“See you at the next meeting?”
Story construction becomes crucial when you only have ten minutes to move from start to finish and oftentimes a linear progression is best. I use Penelope Lawson‘s Numb as an example because the bones of its plot are good despite its unorthodox orchestration ruining its potential to resonate. Set against New York City’s Chinatown, a devastated woman seeks solace between the legs of any willing suitor that comes along. Our job is to understand her suffering as more than a punch line to her actions. So having Astrid (Rebecca Martos)—at this point simply an annoyed Indian restaurant patron enduring another customer’s small talk (Daniel Deutsch‘s Mark)—ask a stranger if he’d have sex with her is quite the out-of-left-field hook. Sadly its success is never quite matched.

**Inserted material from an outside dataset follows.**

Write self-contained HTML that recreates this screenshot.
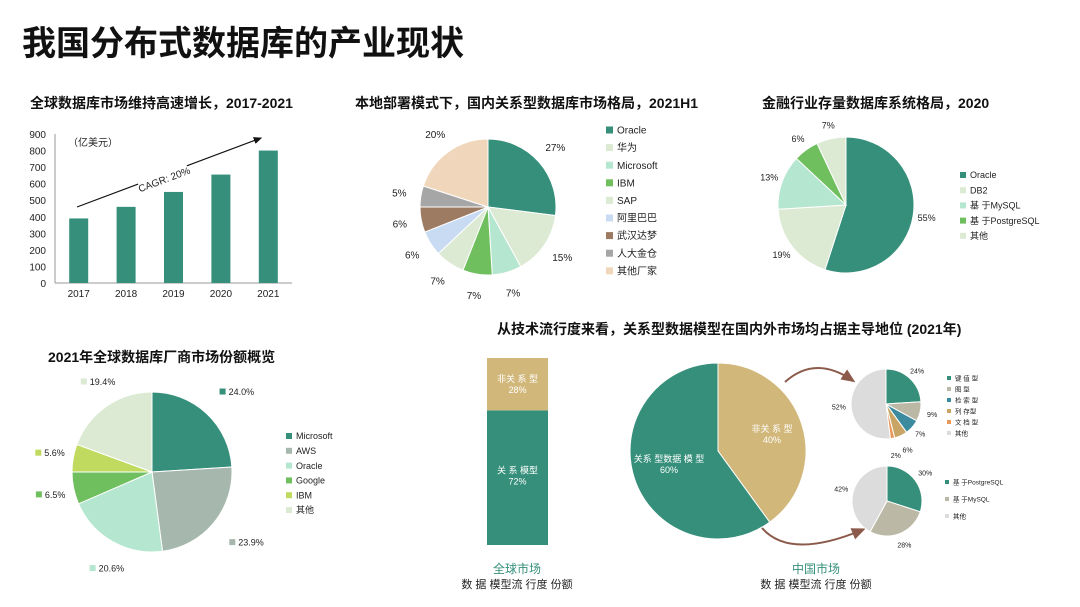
<!DOCTYPE html>
<html><head><meta charset="utf-8"><style>
html,body{margin:0;padding:0;background:#fff;}
svg{display:block;font-family:"Liberation Sans","Noto Sans CJK SC",sans-serif;}
</style></head><body>
<svg id="s" width="1080" height="607" viewBox="0 0 1080 607">
<text x="22" y="55" font-size="34" font-weight="bold" fill="#111">我国分布式数据库的产业现状</text>
<text x="30" y="108" font-size="14" font-weight="bold" fill="#111">全球数据库市场维持高速增长，2017-2021</text>
<text x="355" y="108" font-size="14" font-weight="bold" fill="#111">本地部署模式下，国内关系型数据库市场格局，2021H1</text>
<text x="762" y="108" font-size="14" font-weight="bold" fill="#111">金融行业存量数据库系统格局，2020</text>
<text x="48" y="362" font-size="14" font-weight="bold" fill="#111">2021年全球数据库厂商市场份额概览</text>
<text x="497" y="334" font-size="14" font-weight="bold" fill="#111">从技术流行度来看，关系型数据模型在国内外市场均占据主导地位 (2021年)</text>
<g id="g"></g>
</svg>
<script>
const barYears=["2017","2018","2019","2020","2021"];
const barValues=[390,460,550,655,800];
const barTicks=[0,100,200,300,400,500,600,700,800,900];
const p2Labels=["Oracle","华为","Microsoft","IBM","SAP","阿里巴巴","武汉达梦","人大金仓","其他厂家"];
const p2Values=[27,15,7,7,7,6,6,5,20];
const p3Labels=["Oracle","DB2","基 于MySQL","基 于PostgreSQL","其他"];
const p3Values=[55,19,13,6,7];
const p4Labels=["Microsoft","AWS","Oracle","Google","IBM","其他"];
const p4Values=[24.0,23.9,20.6,6.5,5.6,19.4];
const stackLabels=["关 系 模型","非关 系 型"];
const stackValues=[72,28];
const cnLabels=["非关 系 型","关系 型数据 模 型"];
const cnValues=[40,60];
const nrLabels=["键 值 型","图 型","检 索 型","列 存型","文 档 型","其他"];
const nrValues=[24,9,7,6,2,52];
const rLabels=["基 于PostgreSQL","基 于MySQL","其他"];
const rValues=[30,28,42];

const NS="http://www.w3.org/2000/svg";
const G=document.getElementById('g');
function el(t,a,txt){const e=document.createElementNS(NS,t);for(const k in a)e.setAttribute(k,a[k]);if(txt!==undefined)e.textContent=txt;G.appendChild(e);return e;}

// bar chart
const bx0=55,bx1=292,by0=283,by1=134;
const yS=v=>by0-(v/900)*(by0-by1);
const bw=(bx1-bx0)/barYears.length;
barTicks.forEach(t=>{const e=el('text',{x:46,y:yS(t)+4,'font-size':10,'text-anchor':'end',fill:'#222'},t);

});
let ax=el('line',{x1:bx0,y1:by1,x2:bx0,y2:by0,stroke:'#999'});


ax=el('line',{x1:bx0,y1:by0,x2:bx1,y2:by0,stroke:'#999'});


barValues.forEach((v,i)=>{const cx=bx0+bw*(i+0.5);
const r=el('rect',{x:cx-9.5,y:yS(v),width:19,height:by0-yS(v),fill:'#358F7A'});


const t=el('text',{x:cx,y:297,'font-size':10,'text-anchor':'middle',fill:'#222'},barYears[i]);

});
let u=el('text',{x:68,y:146,'font-size':10,fill:'#222'},'（亿美元）');


el('defs',{}).innerHTML='<marker id="ah" markerWidth="8" markerHeight="8" refX="6" refY="3" orient="auto"><path d="M0,0 L7,3 L0,6z" fill="#111"/></marker><marker id="bh" markerWidth="8" markerHeight="8" refX="5" refY="3" orient="auto"><path d="M0,0 L7,3 L0,6z" fill="#8B5A4A"/></marker>';
let ar=el('line',{x1:77,y1:207,x2:261,y2:138,stroke:'#111','stroke-width':1.2,'marker-end':'url(#ah)'});


el('rect',{x:138,y:172,width:52,height:14,fill:'#fff',transform:'rotate(-20.6 164 179)'});
u=el('text',{x:164,y:183,'font-size':10,'text-anchor':'middle',fill:'#222',transform:'rotate(-20.6 164 179)'},'CAGR: 20%');



function pie(name,cx,cy,r,vals,cols,start){
  const tot=vals.reduce((a,b)=>a+b,0);let a=start||0;const mids=[];
  vals.forEach((v,i)=>{const a2=a+v/tot*Math.PI*2;
    const p=(t)=>[cx+r*Math.sin(t),cy-r*Math.cos(t)];
    const [x1,y1]=p(a),[x2,y2]=p(a2);
    const s=el('path',{d:`M${cx},${cy}L${x1},${y1}A${r},${r} 0 ${a2-a>Math.PI?1:0} 1 ${x2},${y2}Z`,fill:cols[i],stroke:'#fff','stroke-width':1});
    
    
    mids.push((a+a2)/2);a=a2;});
  return mids;
}
function lbl(cx,cy,r,ang,text,fs,k){const x=cx+r*k*Math.sin(ang),y=cy-r*k*Math.cos(ang);
  const t=el('text',{x:x,y:y+fs*0.35,'font-size':fs,'text-anchor':'middle',fill:'#222'},text);
  
  return [x,y];}
function legend(name,x,y0,dy,labels,cols,fs,sq){labels.forEach((l,i)=>{
  const r=el('rect',{x:x,y:y0+i*dy-sq/2,width:sq,height:sq,fill:cols[i]});
  
  
  const t=el('text',{x:x+sq+4,y:y0+i*dy+fs*0.36,'font-size':fs,fill:'#222'},l);
  
  });}

// pie 2
const c2=['#358F7A','#DCEAD3','#B5E6CF','#6FBF5F','#DCEAD3','#C9DBF2','#9C7B62','#A6A6A6','#F0D7BC'];
let m=pie('domestic',488,207,68,p2Values,c2);
m.forEach((a,i)=>lbl(488,207,68,a,p2Values[i]+'%',10,1.32));
legend('domestic',606,130,17.6,p2Labels,c2,10,7);

// pie 3
const c3=['#358F7A','#DCEAD3','#B5E6CF','#6FBF5F','#DCEAD3'];
m=pie('finance',846,205,68,p3Values,c3);
m.forEach((a,i)=>lbl(846,205,68,a,p3Values[i]+'%',9,1.2));
legend('finance',960,175,15.2,p3Labels,c3,9,6);

// pie 4
const c4=['#358F7A','#A6B8AE','#B5E6CF','#6FBF5F','#BFDA5E','#DCEAD3'];
m=pie('vendor',152,472,80,p4Values,c4);
m.forEach((a,i)=>{const k=1.38,x=152+80*k*Math.sin(a),y=472-80*k*Math.cos(a);
  const r=el('rect',{x:x-8,y:y-3,width:6,height:6,fill:c4[i]});
  
  
  const t=el('text',{x:x+1,y:y+3.5,'font-size':9,fill:'#222'},p4Values[i].toFixed(1)+'%');
  
  });
legend('vendor',286,436,14.8,p4Labels,c4,9,6);

// stacked bar
const sTop=358,sBot=545,sx=487,sw=61;const tot=stackValues.reduce((a,b)=>a+b,0);
let yy=sBot;const sc=['#358F7A','#D1B77A'];
stackValues.forEach((v,i)=>{const h=v/tot*(sBot-sTop);yy-=h;
  const r=el('rect',{x:sx,y:yy,width:sw,height:h,fill:sc[i]});
  
  
  const cy=yy+(i==0?65:h/2);
  let t=el('text',{x:sx+sw/2,y:cy-2,'font-size':9,'text-anchor':'middle',fill:'#fff'},stackLabels[i]);
  
  
  t=el('text',{x:sx+sw/2,y:cy+9,'font-size':9,'text-anchor':'middle',fill:'#fff'},v+'%');
  
  });
u=el('text',{x:517,y:573,'font-size':12,'text-anchor':'middle',fill:'#358F7A'},'全球市场');


u=el('text',{x:517,y:588,'font-size':11,'text-anchor':'middle',fill:'#222'},'数 据 模型流 行度 份额');



// big pie
m=pie('china',718,451,88,cnValues,['#D1B77A','#358F7A']);
m.forEach((a,i)=>{const [x,y]=[718+88*0.55*Math.sin(a),451-88*0.55*Math.cos(a)];
  let t=el('text',{x:x+(i?-3:8),y:y-4,'font-size':9,'text-anchor':'middle',fill:'#fff'},cnLabels[i]);
  
  
  t=el('text',{x:x+(i?-3:8),y:y+7,'font-size':9,'text-anchor':'middle',fill:'#fff'},cnValues[i]+'%');
  
  });
u=el('text',{x:816,y:573,'font-size':12,'text-anchor':'middle',fill:'#358F7A'},'中国市场');


u=el('text',{x:816,y:588,'font-size':11,'text-anchor':'middle',fill:'#222'},'数 据 模型流 行度 份额');



// connector arcs
u=el('path',{d:'M785,382 Q815,355 852,380',fill:'none',stroke:'#8B5A4A','stroke-width':2,'marker-end':'url(#bh)'});


u=el('path',{d:'M762,528 Q790,560 862,530',fill:'none',stroke:'#8B5A4A','stroke-width':2,'marker-end':'url(#bh)'});



// small pies
const cnr=['#358F7A','#BBB9A5','#3C8A9E','#C8A565','#E99A5A','#DCDCDC'];
m=pie('nonrel',886,404,35,nrValues,cnr);
const nrk=[1.3,1.35,1.3,1.45,1.5,1.35];
m.forEach((a,i)=>lbl(886,404,35,a,nrValues[i]+'%',7,nrk[i]));
legend('nonrel',947,378,11,nrLabels,cnr,6.5,4);
const crl=['#358F7A','#BBB9A5','#DCDCDC'];
m=pie('rel',887,501,35,rValues,crl);
m.forEach((a,i)=>lbl(887,501,35,a,rValues[i]+'%',7,1.35));
legend('rel',945,482,17,rLabels,crl,6.5,4);
</script>
</body></html>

We don’t know if she’s bored, trying to rile him up, or completely serious. We still don’t as the screen cuts away to the title. We do get an idea upon returning to the action with Astrid stewing in silence at an Alcoholics Anonymous meeting. Is this her problem or is she just trolling for damaged goods willing to sleep with her a la Fight Club? The film’s air of mystery is retained even as Astrid’s pain slowly bubbles to the surface, readying us for an important reveal. And sure enough it comes courtesy of her friend/neighbor Maddie’s (Olivia Sharpe) worry. Knowing can now move this character to a place of cathartic release—a direction most would choose. But Lawson isn’t most and I applaud her for that.

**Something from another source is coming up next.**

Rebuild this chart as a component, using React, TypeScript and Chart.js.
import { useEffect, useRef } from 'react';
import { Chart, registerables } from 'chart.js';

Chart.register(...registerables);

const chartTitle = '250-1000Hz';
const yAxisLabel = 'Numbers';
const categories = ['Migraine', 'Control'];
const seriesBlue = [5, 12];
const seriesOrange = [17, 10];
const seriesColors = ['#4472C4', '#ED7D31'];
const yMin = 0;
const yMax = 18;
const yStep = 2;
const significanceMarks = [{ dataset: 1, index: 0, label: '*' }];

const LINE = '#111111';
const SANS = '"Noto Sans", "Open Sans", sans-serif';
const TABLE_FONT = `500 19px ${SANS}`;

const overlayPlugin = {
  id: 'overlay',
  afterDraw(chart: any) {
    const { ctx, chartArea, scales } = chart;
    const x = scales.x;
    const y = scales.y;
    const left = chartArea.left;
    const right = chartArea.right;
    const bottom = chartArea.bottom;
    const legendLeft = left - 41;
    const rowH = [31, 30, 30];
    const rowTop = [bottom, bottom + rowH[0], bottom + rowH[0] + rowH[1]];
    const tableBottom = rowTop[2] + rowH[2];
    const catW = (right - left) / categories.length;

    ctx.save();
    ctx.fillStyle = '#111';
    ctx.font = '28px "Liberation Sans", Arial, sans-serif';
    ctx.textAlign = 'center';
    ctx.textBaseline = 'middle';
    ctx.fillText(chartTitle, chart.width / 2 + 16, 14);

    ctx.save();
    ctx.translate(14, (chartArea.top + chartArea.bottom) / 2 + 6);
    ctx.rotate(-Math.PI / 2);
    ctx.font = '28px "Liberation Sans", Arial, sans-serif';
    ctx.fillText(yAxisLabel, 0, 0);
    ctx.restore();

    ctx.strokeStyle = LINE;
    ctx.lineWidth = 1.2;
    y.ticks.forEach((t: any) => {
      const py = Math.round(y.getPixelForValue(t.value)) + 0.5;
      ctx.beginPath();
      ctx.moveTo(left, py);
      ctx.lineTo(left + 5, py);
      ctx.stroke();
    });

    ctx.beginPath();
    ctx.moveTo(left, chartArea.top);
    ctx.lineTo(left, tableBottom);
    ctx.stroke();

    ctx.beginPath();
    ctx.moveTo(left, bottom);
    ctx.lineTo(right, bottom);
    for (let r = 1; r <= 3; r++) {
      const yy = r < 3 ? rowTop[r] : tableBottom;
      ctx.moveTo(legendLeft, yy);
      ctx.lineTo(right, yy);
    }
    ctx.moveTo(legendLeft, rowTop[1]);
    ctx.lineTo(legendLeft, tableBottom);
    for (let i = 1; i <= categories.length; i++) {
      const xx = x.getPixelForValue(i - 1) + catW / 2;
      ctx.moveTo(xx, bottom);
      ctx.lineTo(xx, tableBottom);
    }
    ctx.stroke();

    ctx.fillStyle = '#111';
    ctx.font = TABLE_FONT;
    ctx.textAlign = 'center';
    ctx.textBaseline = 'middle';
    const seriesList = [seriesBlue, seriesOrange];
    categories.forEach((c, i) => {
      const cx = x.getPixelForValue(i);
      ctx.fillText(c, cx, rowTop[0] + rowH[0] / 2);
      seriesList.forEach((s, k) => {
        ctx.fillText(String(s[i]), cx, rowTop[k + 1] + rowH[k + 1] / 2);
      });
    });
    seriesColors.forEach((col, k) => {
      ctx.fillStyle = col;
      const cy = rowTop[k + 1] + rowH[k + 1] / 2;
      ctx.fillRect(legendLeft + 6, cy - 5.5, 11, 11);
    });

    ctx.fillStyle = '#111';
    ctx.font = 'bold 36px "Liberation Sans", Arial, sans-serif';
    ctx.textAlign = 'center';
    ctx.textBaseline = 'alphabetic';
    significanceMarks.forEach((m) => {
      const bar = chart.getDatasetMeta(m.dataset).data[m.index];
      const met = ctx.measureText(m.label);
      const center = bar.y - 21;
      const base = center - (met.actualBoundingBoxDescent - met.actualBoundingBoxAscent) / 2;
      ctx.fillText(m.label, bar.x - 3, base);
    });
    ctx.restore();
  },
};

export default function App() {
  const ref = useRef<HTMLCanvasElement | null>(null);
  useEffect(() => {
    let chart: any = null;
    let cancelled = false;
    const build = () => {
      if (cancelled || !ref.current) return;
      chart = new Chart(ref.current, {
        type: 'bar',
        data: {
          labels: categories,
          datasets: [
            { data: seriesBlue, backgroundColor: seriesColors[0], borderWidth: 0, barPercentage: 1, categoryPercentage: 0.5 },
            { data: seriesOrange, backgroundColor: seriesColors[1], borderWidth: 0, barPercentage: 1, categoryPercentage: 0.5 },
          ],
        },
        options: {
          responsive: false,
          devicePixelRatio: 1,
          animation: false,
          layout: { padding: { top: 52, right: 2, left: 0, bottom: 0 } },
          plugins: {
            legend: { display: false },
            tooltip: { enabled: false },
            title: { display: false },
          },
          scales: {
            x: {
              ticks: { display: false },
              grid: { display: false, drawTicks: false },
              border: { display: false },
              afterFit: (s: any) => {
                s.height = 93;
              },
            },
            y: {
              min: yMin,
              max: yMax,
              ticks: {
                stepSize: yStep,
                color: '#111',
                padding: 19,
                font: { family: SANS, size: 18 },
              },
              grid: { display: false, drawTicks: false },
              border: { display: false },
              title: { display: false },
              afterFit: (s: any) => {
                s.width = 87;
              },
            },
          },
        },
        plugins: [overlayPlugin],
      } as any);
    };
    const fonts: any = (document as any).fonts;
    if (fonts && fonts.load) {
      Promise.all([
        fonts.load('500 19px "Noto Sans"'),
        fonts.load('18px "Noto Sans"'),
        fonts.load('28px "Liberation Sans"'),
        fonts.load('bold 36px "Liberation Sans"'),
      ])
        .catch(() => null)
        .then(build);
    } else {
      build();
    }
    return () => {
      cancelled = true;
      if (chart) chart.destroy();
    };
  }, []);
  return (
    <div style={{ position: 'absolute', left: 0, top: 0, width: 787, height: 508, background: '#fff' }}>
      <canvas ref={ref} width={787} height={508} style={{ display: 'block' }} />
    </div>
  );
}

The problem arises when we realize how far from conventional she’s going. Suddenly we’re pulled in and out of her timeline, our disorientation causing us to lose any empathy we had built for Astrid’s tragic soul. An encounter with Mike (Nicolas diPierro) conjures a sadness to rip things open and yet we’re transported back to that Indian restaurant. And when that’s done we’re back to her depression as though she just left Mike. My footing was gone. I had no clue where or when I was. So when an ending that should excel in its dramatic connotations arrives, I wasn’t ready. I hadn’t yet digested the sharp shifts in place. My mind said I should sympathize with Astrid’s plight but my heart wasn’t provided the time.
“That’s it? That’s how it ends?” I was incredulous because I generally crave this type of ending. But for some reason Numb didn’t work and I believe it’s a result of Lawson’s abstract construction. I’m not saying a linear progression would fix it, but it would have afforded me the breathing room to better accept this woman’s downward spiral. The beginning doesn’t scream “problem”. Neither does the AA meeting. Maybe Astrid is promiscuous because she likes sex. So when we do learn the reasons for her actions, we should remain in them to understand. Rather than providing clarity, rewinding to the start only supplies regression. So an abrupt return to that pain of dark thoughts afterwards falls flat. Lawson got me comprehending Astrid’s pain intellectually, but never emotionally.